10 bad coding practices
I found this article in internet and I think it is extremely important for software developers, and is key in order to be highly productive.
The Pareto principle states that 80 percent of outcomes can be attributed to 20 percent of the possible causes of a given event. Also known as the 80-20 rule, it’s relevant to almost every field of human endeavor.
In the field of software development, the principle can be summarized by saying that most problems are caused by a small number of bad coding practices. Eliminate them and your work will be very much easier and more productive.
These 10 bad coding practices are the worst culprits.
1. Typos in your code
These are surprisingly common, and they are maddening because they have nothing to do with your programming skill. Even so, a misspelled variable name or function name can wreak havoc on your code. What’s more, they may not be easy to spot.
What’s the solution? Working in a good integrated development environment (IDE) or even a programmer-specific text editor can reduce spelling errors significantly. Another thing you can do: Deliberately choose variable and function names that are easy to spell and, therefore, easy to spot when they have been misspelled.
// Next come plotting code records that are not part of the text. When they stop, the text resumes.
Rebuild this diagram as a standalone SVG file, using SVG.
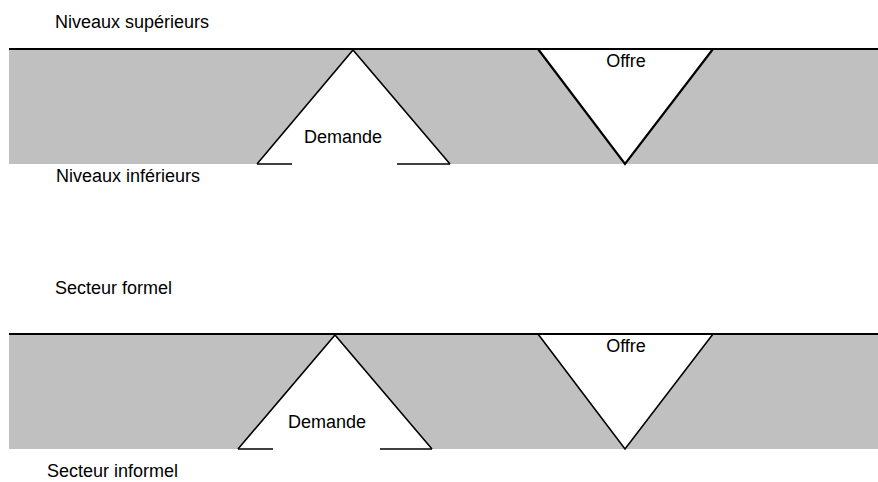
<svg xmlns="http://www.w3.org/2000/svg" width="878" height="482" viewBox="0 0 878 482">
<style>
.band{fill:#c0c0c0;stroke:none}
.edge{stroke:#000;stroke-width:2;fill:none}
.tri{fill:#fff;stroke:none}
.side{stroke:#000;stroke-width:1.6;fill:none;stroke-linejoin:miter}
.side2{stroke:#000;stroke-width:2.2;fill:none;stroke-linejoin:miter}
text{font-family:"Liberation Sans",Arial,sans-serif;font-size:18px;fill:#000}
</style>
<rect width="878" height="482" fill="#fff"/>
<g id="band-top">
<rect class="band" x="9" y="49" width="869" height="115"/>
</g>
<g id="band-bottom">
<rect class="band" x="9" y="334" width="869" height="115"/>
</g>
<g id="demande-top">
<polygon class="tri" points="353,50 257,164 450,164"/>
<polyline class="side" points="257,164 353,50 450,164"/>
<line class="side" x1="257" y1="164" x2="292" y2="164"/>
<line class="side" x1="397" y1="164" x2="450" y2="164"/>
<text x="343" y="143" text-anchor="middle">Demande</text>
</g>
<g id="offre-top">
<polygon class="tri" points="538,49 713,49 625,164"/>
<polyline class="side2" points="538,49 625,164 713,49"/>
<text x="626" y="67" text-anchor="middle">Offre</text>
</g>
<g id="demande-bottom">
<polygon class="tri" points="335,335 238,449 432,449"/>
<polyline class="side" points="238,449 335,335 432,449"/>
<line class="side" x1="238" y1="449" x2="273" y2="449"/>
<line class="side" x1="380" y1="449" x2="432" y2="449"/>
<text x="327" y="428" text-anchor="middle">Demande</text>
</g>
<g id="offre-bottom">
<polygon class="tri" points="538,334 713,334 625,449"/>
<polyline class="side" points="538,334 625,449 713,334"/>
<text x="626" y="352" text-anchor="middle">Offre</text>
</g>
<g id="connectors">
<line class="edge" x1="9" y1="49" x2="878" y2="49"/>
<line class="edge" x1="9" y1="334" x2="878" y2="334"/>
</g>
<g id="labels">
<text x="55" y="28">Niveaux supérieurs</text>
<text x="56" y="182">Niveaux inférieurs</text>
<text x="55" y="294">Secteur formel</text>
<text x="47" y="477">Secteur informel</text>
</g>
</svg>
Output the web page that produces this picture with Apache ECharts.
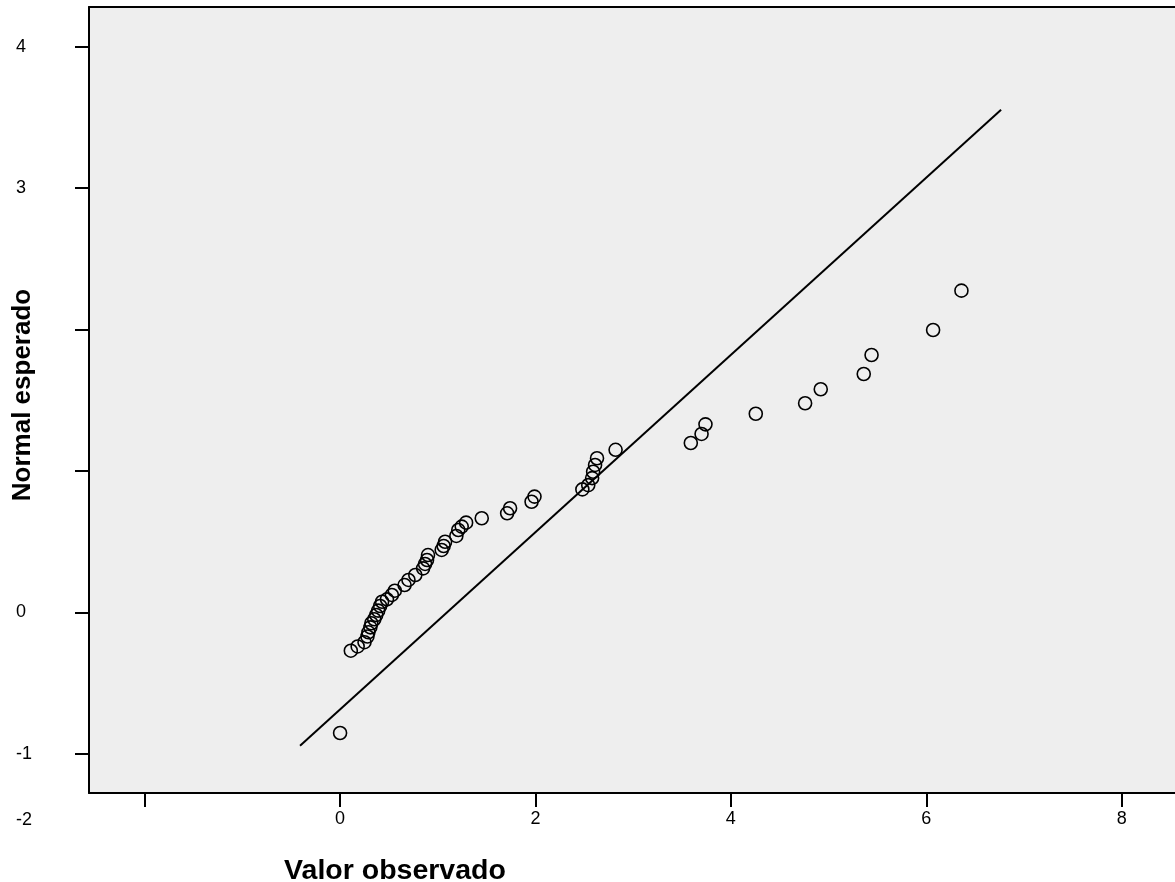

Avoid words such as receive, which easily be misspelled recieve without being obvious.
2. Failing to indent or format your code
Indenting and otherwise formatting your code makes it easier to understand at a glance and, therefore, spot mistakes. It also makes it far easier for other people to maintain your code, as it’s presented in a consistent fashion.
If you use an IDE that doesn’t automatically format your code, consider running it through a code beautifier such as Uncrustify, which will format it consistently according to the rules you configure.